Rows from a dataset of charts and code

* * * * * * * * *

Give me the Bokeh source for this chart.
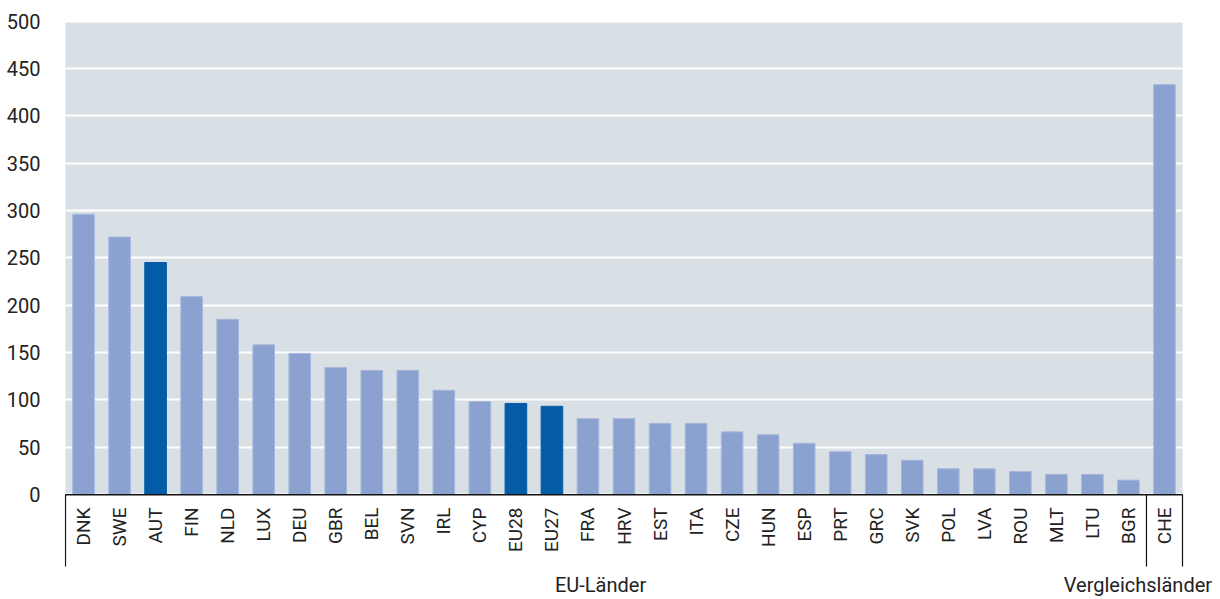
import math
from bokeh.plotting import figure
from bokeh.models import ColumnDataSource, Range1d, FixedTicker
from bokeh.core.properties import value
from bokeh.embed import file_html
from bokeh.resources import INLINE

categories = ["DNK", "SWE", "AUT", "FIN", "NLD", "LUX", "DEU", "GBR", "BEL", "SVN",
              "IRL", "CYP", "EU28", "EU27", "FRA", "HRV", "EST", "ITA", "CZE", "HUN",
              "ESP", "PRT", "GRC", "SVK", "POL", "LVA", "ROU", "MLT", "LTU", "BGR", "CHE"]
values = [296, 272, 245, 209, 185, 158, 149, 134, 131, 131,
          110, 98, 96, 93, 80, 80, 75, 75, 66, 63,
          54, 45, 42, 36, 27, 27, 24, 21, 21, 15, 433]
highlight = ["AUT", "EU28", "EU27"]
groups = ["EU-Länder", "Vergleichsländer"]
group_sizes = [30, 1]
y_ticks = [0, 50, 100, 150, 200, 250, 300, 350, 400, 450, 500]

FONT = "Roboto"
LIGHT = "#8ba2d0"
DARK = "#045ca7"
BG = "#d8e0e6"
TXT = "#222222"

n = len(categories)
px_per_cat = 1117 / n
x_start = -1 / px_per_cat
frame_w = 1156
x_end = x_start + frame_w / px_per_cat

px_per_unit = 0.946
frame_h = 589
y_end = (493.8 - 10) / px_per_unit
y_start = y_end - frame_h / px_per_unit

p = figure(width=1220, height=599, output_backend="svg", toolbar_location=None,
           x_range=Range1d(x_start, x_end), y_range=Range1d(y_start, y_end),
           x_axis_location=None, min_border_left=64, min_border_right=0,
           min_border_top=10, min_border_bottom=0)
p.outline_line_color = None
p.background_fill_color = "white"
p.border_fill_color = "white"
p.xgrid.visible = False

p.yaxis.ticker = FixedTicker(ticks=y_ticks)
p.yaxis.axis_line_color = None
p.yaxis.major_tick_line_color = None
p.yaxis.minor_tick_line_color = None
p.yaxis.major_label_text_font = FONT
p.yaxis.major_label_text_font_size = "20px"
p.yaxis.major_label_text_color = TXT
p.yaxis.major_label_standoff = 18

p.ygrid.ticker = FixedTicker(ticks=y_ticks)
p.ygrid.grid_line_color = "white"
p.ygrid.grid_line_width = 2

# grey plotting area
total = sum(group_sizes)
bg = p.quad(left=[0], right=[total], bottom=[0], top=[y_ticks[-1]],
            fill_color=BG, line_color=None)
bg.level = "image"

xs = [i + 0.5 for i in range(n)]
colors = [DARK if c in highlight else LIGHT for c in categories]
lcolors = [DARK if c in highlight else "#a7b7db" for c in categories]
src = ColumnDataSource(dict(x=xs, top=values, color=colors, lc=lcolors, cat=categories))
p.vbar(x="x", top="top", bottom=0, width=0.6, fill_color="color", line_color="lc",
       line_width=1, source=src)

# baseline
p.segment(x0=[0], x1=[total], y0=[-0.6], y1=[-0.6], line_color="#111111", line_width=1.5)

# category labels
label_y = (493.8 - 507) / px_per_unit
p.text(x="x", y=label_y, text="cat", source=src, angle=math.pi / 2,
       text_align="right", text_baseline="middle", text_font=value(FONT),
       text_font_size="19px", text_color=TXT)

# group separators and labels
sep_bottom = (493.8 - 566) / px_per_unit
bounds = [0]
for s in group_sizes:
    bounds.append(bounds[-1] + s)
p.segment(x0=bounds, x1=bounds, y0=[0] * len(bounds), y1=[sep_bottom] * len(bounds),
          line_color="#111111", line_width=1.2)

grp_y = (493.8 - 584.5) / px_per_unit
p.text(x=[14.85], y=[grp_y], text=[groups[0]], text_align="center",
       text_baseline="middle", text_font=value(FONT), text_font_size="20px",
       text_color=TXT)
p.text(x=[total + 0.82], y=[grp_y], text=[groups[1]], text_align="right",
       text_baseline="middle", text_font=value(FONT), text_font_size="20px",
       text_color=TXT)

open("out.html", "w").write(file_html(p, INLINE))
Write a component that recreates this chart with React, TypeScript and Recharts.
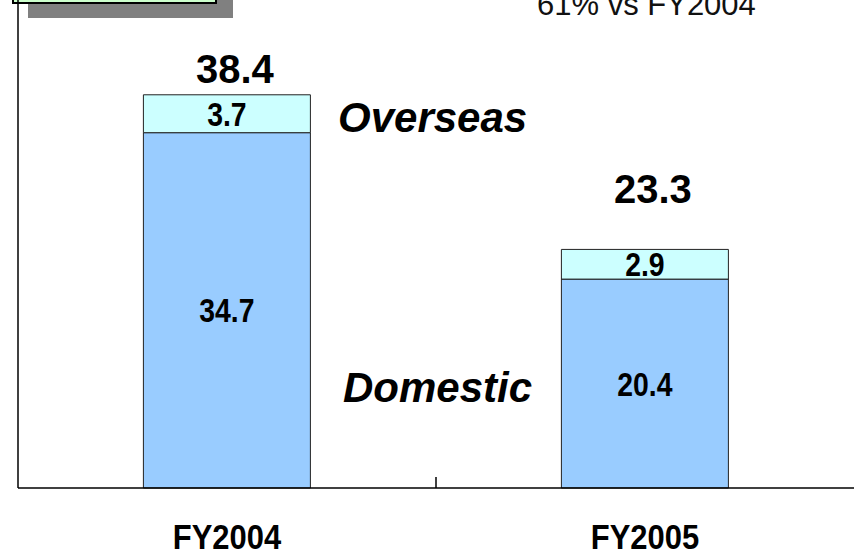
import React from "react";
import { BarChart, Bar, XAxis, YAxis, LabelList } from "recharts";

const categories = ["FY2004", "FY2005"];
const domestic = [34.7, 20.4];
const overseas = [3.7, 2.9];
const totals = [38.4, 23.3];
const seriesNames = ["Domestic", "Overseas"];
const headerNote = "61% vs FY2004";

const data = categories.map((c, i) => ({
  name: c,
  domestic: domestic[i],
  overseas: overseas[i],
  total: totals[i],
}));

const W = 854;
const H = 581;
const SHIFT = 24;
const MARGIN = { top: 0, right: 0, bottom: 0, left: 0 };
const Y_AXIS_W = 18;
const X_AXIS_H = 69;
const totalBaselineLift = [12, 46];

const sans = "'Liberation Sans', Arial, sans-serif";

const halfBand = (W - MARGIN.left - MARGIN.right - Y_AXIS_W) / categories.length / 2;

const NarrowText = ({ cx, y, size, squeeze, children }: any) => (
  <text
    transform={`translate(${cx}, ${y}) scale(${squeeze}, 1)`}
    x={0}
    y={0}
    textAnchor="middle"
    fontFamily={sans}
    fontWeight="bold"
    fontSize={size}
    fill="#000"
  >
    {children}
  </text>
);

const XTick = (props: any) => {
  const { x, y, payload, index } = props;
  return (
    <g>
      <NarrowText cx={x} y={y + 61} size={36} squeeze={0.86}>
        {payload.value}
      </NarrowText>
      {index < categories.length - 1 && (
        <line x1={x + halfBand} x2={x + halfBand} y1={y} y2={y - 11} stroke="#000" strokeWidth={1.5} />
      )}
    </g>
  );
};

const ValueLabel = (props: any) => {
  const { x, y, width, height, value } = props;
  return (
    <NarrowText cx={x + width / 2} y={y + height / 2 + 12} size={33} squeeze={0.86}>
      {value}
    </NarrowText>
  );
};

const TotalLabel = (props: any) => {
  const { x, y, width, index, value } = props;
  return (
    <text
      x={x + width / 2 + 8}
      y={y - totalBaselineLift[index]}
      textAnchor="middle"
      fontFamily={sans}
      fontWeight="bold"
      fontSize={40}
      fill="#000"
    >
      {value}
    </text>
  );
};

export default function App() {
  return (
    <div
      style={{
        position: "absolute",
        left: 0,
        top: 0,
        width: 854,
        height: 557,
        overflow: "hidden",
        background: "#fff",
      }}
    >
      <div style={{ position: "absolute", left: 28, top: -10, width: 205, height: 28, background: "#808080" }} />
      <div
        style={{
          position: "absolute",
          left: 12,
          top: -20,
          width: 201,
          height: 20,
          background: "#CCFFCC",
          border: "2px solid #000",
        }}
      />
      <div style={{ position: "absolute", left: 0, top: -SHIFT, width: W, height: H }}>
        <BarChart width={W} height={H} data={data} margin={MARGIN} barCategoryGap="30%">
          <XAxis
            dataKey="name"
            height={X_AXIS_H}
            axisLine={{ stroke: "#000", strokeWidth: 1.5 }}
            tickLine={false}
            tickSize={0}
            tickMargin={0}
            tick={<XTick />}
            interval={0}
          />
          <YAxis
            width={Y_AXIS_W}
            domain={[0, 50]}
            tick={false}
            tickLine={false}
            axisLine={{ stroke: "#000", strokeWidth: 1.5 }}
          />
          <Bar
            dataKey="domestic"
            name={seriesNames[0]}
            stackId="a"
            fill="#99CCFF"
            stroke="#222"
            strokeWidth={1}
            isAnimationActive={false}
          >
            <LabelList dataKey="domestic" content={<ValueLabel />} />
          </Bar>
          <Bar
            dataKey="overseas"
            name={seriesNames[1]}
            stackId="a"
            fill="#CCFFFF"
            stroke="#222"
            strokeWidth={1}
            isAnimationActive={false}
          >
            <LabelList dataKey="overseas" content={<ValueLabel />} />
            <LabelList dataKey="total" content={<TotalLabel />} />
          </Bar>
        </BarChart>
      </div>
      <svg
        width={854}
        height={557}
        style={{ position: "absolute", left: 0, top: 0, pointerEvents: "none" }}
      >
        <text x={537} y={15} fontFamily={sans} fontSize={31} fill="#111">
          {headerNote}
        </text>
        <text x={338} y={132} fontFamily={sans} fontWeight="bold" fontStyle="italic" fontSize={42} fill="#000">
          {seriesNames[1]}
        </text>
        <text x={343} y={402} fontFamily={sans} fontWeight="bold" fontStyle="italic" fontSize={42} fill="#000">
          {seriesNames[0]}
        </text>
      </svg>
    </div>
  );
}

* * * * * * * * *

## Exercise brief:
Search the entries for the string "React" and collect each line that has it.

## Reply to the task:
Write a component that recreates this chart with React, TypeScript and Recharts.
import React from "react";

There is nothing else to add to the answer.